I wish to deed my vacant land property using a Ladybird deed. Should the person inheriting that property sell it, how does the method of transfer affect the taxes they will pay? As “gift” versus “a nominal” amount (the $10.00 consideration)? Will they pay different capital gains taxes depending on how I decide to be compensated?
Because we are not a law firm, we cannot give legal advice about a specific situation. But this quotation (from our discussion of Texas Lady Bird Deeds, which work the same way as Florida Lady Bird Deeds) should be helpful:
Because a Lady Bird Deed does not create a completed gift for federal tax purposes, the owner/life tenant is treated as retaining the property until his or her death. As a result, the remainder beneficiary will receive a “stepped-up basis” for income tax purposes.
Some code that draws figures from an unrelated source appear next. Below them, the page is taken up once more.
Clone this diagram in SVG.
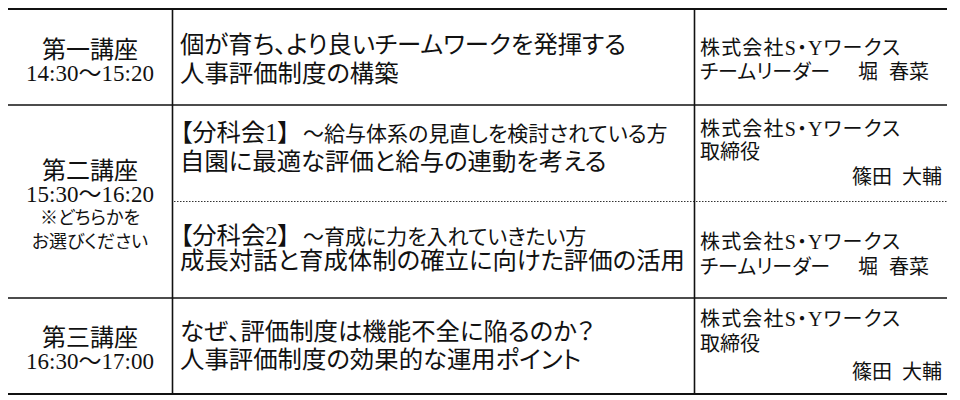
<svg xmlns="http://www.w3.org/2000/svg" width="960" height="400" viewBox="0 0 960 400">
<style>
text{font-family:"Liberation Serif","Noto Sans CJK JP",serif;fill:#111;font-feature-settings:"palt";}
.t{font-size:24px;}
.tm{font-size:23px;}
.s{font-size:18px;}
.m{font-size:24.4px;}
.sm{font-size:21px;}
.c{font-size:20px;}
.ctr{text-anchor:middle;}
.end{text-anchor:end;}
.thick{stroke:#111;stroke-width:2.2;fill:none;}
.thin{stroke:#111;stroke-width:1.6;fill:none;}
.dot{stroke:#333;stroke-width:1.2;stroke-dasharray:1.5 1.5;fill:none;}
</style>
<rect width="960" height="400" fill="#fff"/>
<g id="grid">
<line class="thick" x1="8" y1="9" x2="947" y2="9"/>
<line class="thin" x1="8" y1="105" x2="947" y2="105"/>
<line class="dot" x1="174" y1="201.5" x2="947" y2="201.5"/>
<line class="thin" x1="8" y1="298" x2="947" y2="298"/>
<line class="thick" x1="8" y1="394" x2="947" y2="394"/>
<line class="thin" x1="172.5" y1="9" x2="172.5" y2="394"/>
<line class="thin" x1="694.5" y1="9" x2="694.5" y2="394"/>
</g>
<g id="row1">
<g id="r1-session">
<text class="t ctr" x="90" y="58">第一講座</text>
<text class="tm ctr" x="90" y="81">14:30～15:20</text>
</g>
<g id="r1-title">
<text class="m" x="180" y="53">個が育ち、より良いチームワークを発揮する</text>
<text class="m" x="180" y="82">人事評価制度の構築</text>
</g>
<g id="r1-speaker">
<text class="c" x="700" y="55" textLength="200" lengthAdjust="spacing">株式会社S・Yワークス</text>
<text class="c" x="700" y="79">チームリーダー</text>
<text class="c" x="858" y="79" word-spacing="6">堀 春菜</text>
</g>
</g>
<g id="row2">
<g id="r2-session">
<text class="t ctr" x="90" y="179">第二講座</text>
<text class="tm ctr" x="90" y="202">15:30～16:20</text>
<text class="s ctr" x="90" y="224">※どちらかを</text>
<text class="s ctr" x="90" y="248">お選びください</text>
</g>
<g id="r2a-title">
<text class="m" x="180" y="141">【分科会1】<tspan class="sm" x="303">～給与体系の見直しを検討されている方</tspan></text>
<text class="m" x="180" y="170">自園に最適な評価と給与の連動を考える</text>
</g>
<g id="r2a-speaker">
<text class="c" x="700" y="136" textLength="200" lengthAdjust="spacing">株式会社S・Yワークス</text>
<text class="c" x="700" y="159">取締役</text>
<text class="c end" x="942" y="184" word-spacing="5">篠田 大輔</text>
</g>
<g id="r2b-title">
<text class="m" x="180" y="244">【分科会2】<tspan class="sm" x="303">～育成に力を入れていきたい方</tspan></text>
<text class="m" x="180" y="269">成長対話と育成体制の確立に向けた評価の活用</text>
</g>
<g id="r2b-speaker">
<text class="c" x="700" y="249" textLength="200" lengthAdjust="spacing">株式会社S・Yワークス</text>
<text class="c" x="700" y="274">チームリーダー</text>
<text class="c" x="858" y="274" word-spacing="6">堀 春菜</text>
</g>
</g>
<g id="row3">
<g id="r3-session">
<text class="t ctr" x="90" y="346">第三講座</text>
<text class="tm ctr" x="90" y="369">16:30～17:00</text>
</g>
<g id="r3-title">
<text class="m" x="180" y="340">なぜ、評価制度は機能不全に陥るのか？</text>
<text class="m" x="180" y="368">人事評価制度の効果的な運用ポイント</text>
</g>
<g id="r3-speaker">
<text class="c" x="700" y="326" textLength="200" lengthAdjust="spacing">株式会社S・Yワークス</text>
<text class="c" x="700" y="351">取締役</text>
<text class="c end" x="942" y="379" word-spacing="5">篠田 大輔</text>
</g>
</g>
</svg>
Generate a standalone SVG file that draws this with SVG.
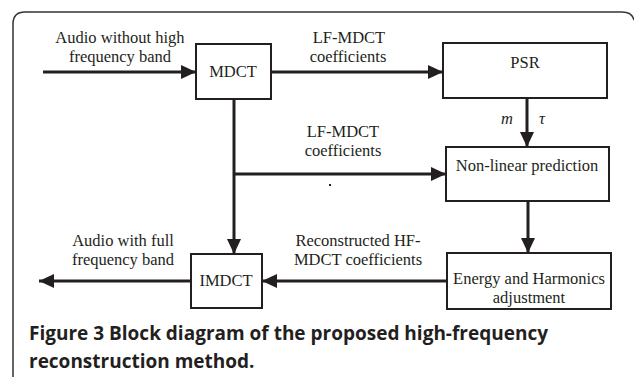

A stepped-up basis erases any appreciation in the property that occurred prior to the deceased owner’s death. This can create a substantial income tax savings when the remainder beneficiary sells the property.
The consideration that is stated on the face of the deed is irrelevant for capital gains tax purposes, but it can matter for Florida documentary stamp tax purposes. If you use a gift deed, that can help make it clear to the clerk that no money is changing hands and thus that no documentary stamp taxes are due. It isn’t determinative of the issue, but it can be helpful.